→ **Objective**: Pictures stay out of this copy, which runs from the first line of the material through the line containing "const categories = ['All', 'All_w', 'All_pca'];".

→ **Data provided**:
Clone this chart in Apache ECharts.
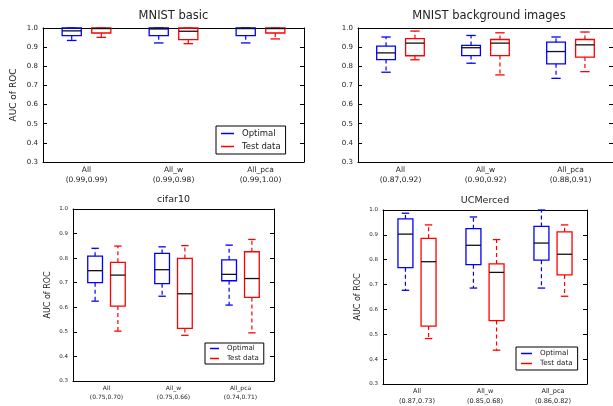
<!DOCTYPE html>
<html>
<head>
<meta charset="utf-8">
<script src="https://cdn.jsdelivr.net/npm/echarts@6/dist/echarts.min.js"></script>
<style>
  html, body { margin: 0; padding: 0; background: #fff; }
  #chart { width: 613px; height: 406px; }
</style>
</head>
<body>
<div id="chart"></div>
<script>
// box stats per category: [min, q1, median, q3, max]
const categories = ['All', 'All_w', 'All_pca'];

const mnistBasicOptimal = [[0.935, 0.96, 0.985, 1.0, 1.0], [0.922, 0.96, 0.995, 1.0, 1.0], [0.922, 0.96, 0.997, 1.0, 1.0]];
const mnistBasicTest = [[0.951, 0.974, 0.997, 1.0, 1.0], [0.918, 0.939, 0.983, 1.0, 1.0], [0.943, 0.974, 0.997, 1.0, 1.0]];
const mnistBasicMeans = ['(0.99,0.99)', '(0.99,0.98)', '(0.99,1.00)'];

const mnistBgOptimal = [[0.769, 0.835, 0.87, 0.905, 0.953], [0.816, 0.856, 0.897, 0.909, 0.961], [0.737, 0.813, 0.877, 0.926, 0.953]];
const mnistBgTest = [[0.834, 0.855, 0.921, 0.944, 0.984], [0.755, 0.856, 0.921, 0.94, 0.975], [0.772, 0.848, 0.912, 0.94, 0.979]];
const mnistBgMeans = ['(0.87,0.92)', '(0.90,0.92)', '(0.88,0.91)'];

const cifarOptimal = [[0.625, 0.70, 0.749, 0.808, 0.84], [0.645, 0.696, 0.753, 0.819, 0.846], [0.609, 0.708, 0.734, 0.793, 0.853]];
const cifarTest = [[0.503, 0.605, 0.731, 0.783, 0.849], [0.486, 0.514, 0.655, 0.799, 0.851], [0.496, 0.64, 0.717, 0.826, 0.876]];
const cifarMeans = ['(0.75,0.70)', '(0.75,0.66)', '(0.74,0.71)'];

const ucOptimal = [[0.677, 0.768, 0.903, 0.964, 0.987], [0.686, 0.78, 0.858, 0.925, 0.972], [0.686, 0.798, 0.867, 0.934, 1.0]];
const ucTest = [[0.483, 0.533, 0.792, 0.886, 0.94], [0.436, 0.555, 0.749, 0.783, 0.881], [0.653, 0.739, 0.822, 0.912, 0.94]];
const ucMeans = ['(0.87,0.73)', '(0.85,0.68)', '(0.86,0.82)'];

const yMin = 0.3, yMax = 1.0, yStep = 0.1;

const FONT = 'DejaVu Sans';
const TXT = '#222';

// layout of the 4 panels (px)
const panels = [
  { title: 'MNIST basic', opt: mnistBasicOptimal, test: mnistBasicTest, means: mnistBasicMeans,
    grid: { left: 43, top: 28, width: 261, height: 134 }, titleTop: 10, titleSize: 11.5,
    yName: 'AUC of ROC', nameSize: 9, nameGap: 25, tickSize: 7, catSize: 7.5, catLH: 10,
    legend: { left: 216, top: 126, size: 8.5, gap: 4, iw: 13, pad: [3, 5, 3, 5] } },
  { title: 'MNIST background images', opt: mnistBgOptimal, test: mnistBgTest, means: mnistBgMeans,
    grid: { left: 358, top: 28, width: 262, height: 134 }, titleTop: 10, titleSize: 11.5,
    yName: '', nameSize: 9, nameGap: 25, tickSize: 7, catSize: 7.5, catLH: 10,
    legend: null },
  { title: 'cifar10', opt: cifarOptimal, test: cifarTest, means: cifarMeans,
    grid: { left: 73, top: 209, width: 201, height: 172 }, titleTop: 195, titleSize: 9.5,
    yName: 'AUC of ROC', nameSize: 8, nameGap: 21, tickSize: 5.5, catSize: 6, catLH: 9,
    legend: { left: 205, top: 343, size: 7, gap: 3, iw: 9, pad: [2, 5, 2, 5] } },
  { title: 'UCMerced', opt: ucOptimal, test: ucTest, means: ucMeans,
    grid: { left: 383, top: 210, width: 204, height: 176 }, titleTop: 196, titleSize: 9.5,
    yName: 'AUC of ROC', nameSize: 8, nameGap: 21, tickSize: 5.5, catSize: 6.5, catLH: 9.5,
    legend: { left: 516, top: 347, size: 7.2, gap: 3, iw: 11, pad: [3, 5, 3, 5] } }
];

function boxRender(side) {
  return function (params, api) {
    const cat = api.value(0);
    const band = api.size([1, 0])[0];
    const cx = api.coord([cat, api.value(3)])[0] + side * band * 0.17;
    const hw = band * 0.11;
    const py = i => api.coord([cat, api.value(i)])[1];
    const lo = py(1), q1 = py(2), med = py(3), q3 = py(4), hi = py(5);
    const color = api.visual('color');
    const solid = { stroke: color, lineWidth: 1.3, fill: null };
    const dashed = { stroke: color, lineWidth: 1.2, lineDash: [4, 3], fill: null };
    return {
      type: 'group',
      children: [
        { type: 'line', shape: { x1: cx, y1: q3, x2: cx, y2: hi }, style: dashed },
        { type: 'line', shape: { x1: cx, y1: q1, x2: cx, y2: lo }, style: dashed },
        { type: 'line', shape: { x1: cx - hw / 2, y1: hi, x2: cx + hw / 2, y2: hi }, style: solid },
        { type: 'line', shape: { x1: cx - hw / 2, y1: lo, x2: cx + hw / 2, y2: lo }, style: solid },
        { type: 'rect', shape: { x: cx - hw, y: q3, width: hw * 2, height: q1 - q3 }, style: solid },
        { type: 'line', shape: { x1: cx - hw, y1: med, x2: cx + hw, y2: med },
          style: { stroke: '#111', lineWidth: 1.3 } }
      ]
    };
  };
}

const option = {
  animation: false,
  textStyle: { fontFamily: FONT },
  title: [],
  legend: [],
  grid: [],
  xAxis: [],
  yAxis: [],
  series: []
};

panels.forEach(function (p, i) {
  option.grid.push(p.grid);
  option.title.push({
    text: p.title,
    left: p.grid.left + p.grid.width / 2,
    top: p.titleTop,
    textAlign: 'center',
    padding: 0,
    textStyle: { fontFamily: FONT, fontSize: p.titleSize, fontWeight: 'normal', color: TXT }
  });

  const labels = categories.map((c, k) => c + '\n' + p.means[k]);
  const lineStyle = { color: '#000', width: 1 };
  option.xAxis.push({
    type: 'category', gridIndex: i, data: labels, position: 'bottom',
    axisLine: { lineStyle: lineStyle },
    axisTick: { inside: true, alignWithLabel: true, length: 4, lineStyle: lineStyle },
    axisLabel: { fontSize: p.catSize, lineHeight: p.catLH, color: TXT, margin: 3, interval: 0, fontFamily: FONT },
    splitLine: { show: false }
  });
  option.xAxis.push({
    type: 'category', gridIndex: i, data: labels, position: 'top',
    axisLine: { lineStyle: lineStyle },
    axisTick: { inside: true, alignWithLabel: true, length: 4, lineStyle: lineStyle },
    axisLabel: { show: false },
    splitLine: { show: false }
  });
  option.yAxis.push({
    type: 'value', gridIndex: i, min: yMin, max: yMax, interval: yStep, position: 'left',
    name: p.yName, nameLocation: 'middle', nameGap: p.nameGap,
    nameTextStyle: { fontSize: p.nameSize, color: TXT, fontFamily: FONT },
    axisLine: { show: true, lineStyle: lineStyle },
    axisTick: { show: true, inside: true, length: 4, lineStyle: lineStyle },
    axisLabel: { fontSize: p.tickSize, color: TXT, margin: 5, formatter: v => v.toFixed(1), fontFamily: FONT },
    splitLine: { show: false }
  });
  option.yAxis.push({
    type: 'value', gridIndex: i, min: yMin, max: yMax, interval: yStep, position: 'right',
    axisLine: { show: true, lineStyle: lineStyle },
    axisTick: { show: true, inside: true, length: 4, lineStyle: lineStyle },
    axisLabel: { show: false },
    splitLine: { show: false }
  });

  [['Optimal', p.opt, '#0000ff', -1], ['Test data', p.test, '#ff0000', 1]].forEach(function (s) {
    option.series.push({
      name: s[0],
      type: 'custom',
      xAxisIndex: i * 2,
      yAxisIndex: i * 2,
      itemStyle: { color: s[2] },
      encode: { x: 0, y: [1, 2, 3, 4, 5] },
      data: s[1].map((v, k) => [k].concat(v)),
      renderItem: boxRender(s[3]),
      clip: false
    });
  });

  if (p.legend) {
    const L = p.legend;
    option.legend.push({
      data: ['Optimal', 'Test data'],
      orient: 'vertical',
      left: L.left, top: L.top,
      padding: L.pad,
      itemGap: L.gap,
      itemWidth: L.iw, itemHeight: 1.5,
      icon: 'rect',
      selectedMode: false,
      borderColor: '#000', borderWidth: 1, borderRadius: 0,
      backgroundColor: '#fff',
      itemStyle: { borderWidth: 0 },
      textStyle: { fontSize: L.size, color: TXT, fontFamily: FONT, padding: [0, 0, 0, 3] }
    });
  }
});

const chart = echarts.init(document.getElementById('chart'), null, { renderer: 'canvas' });
chart.setOption(option);
window.addEventListener('resize', function () { chart.resize(); });
</script>
</body>
</html>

→ **Answer for the task**:
Clone this chart in Apache ECharts.
<!DOCTYPE html>
<html>
<head>
<meta charset="utf-8">
<script src="https://cdn.jsdelivr.net/npm/echarts@6/dist/echarts.min.js"></script>
<style>
  html, body { margin: 0; padding: 0; background: #fff; }
  #chart { width: 613px; height: 406px; }
</style>
</head>
<body>
<div id="chart"></div>
<script>
// box stats per category: [min, q1, median, q3, max]
const categories = ['All', 'All_w', 'All_pca'];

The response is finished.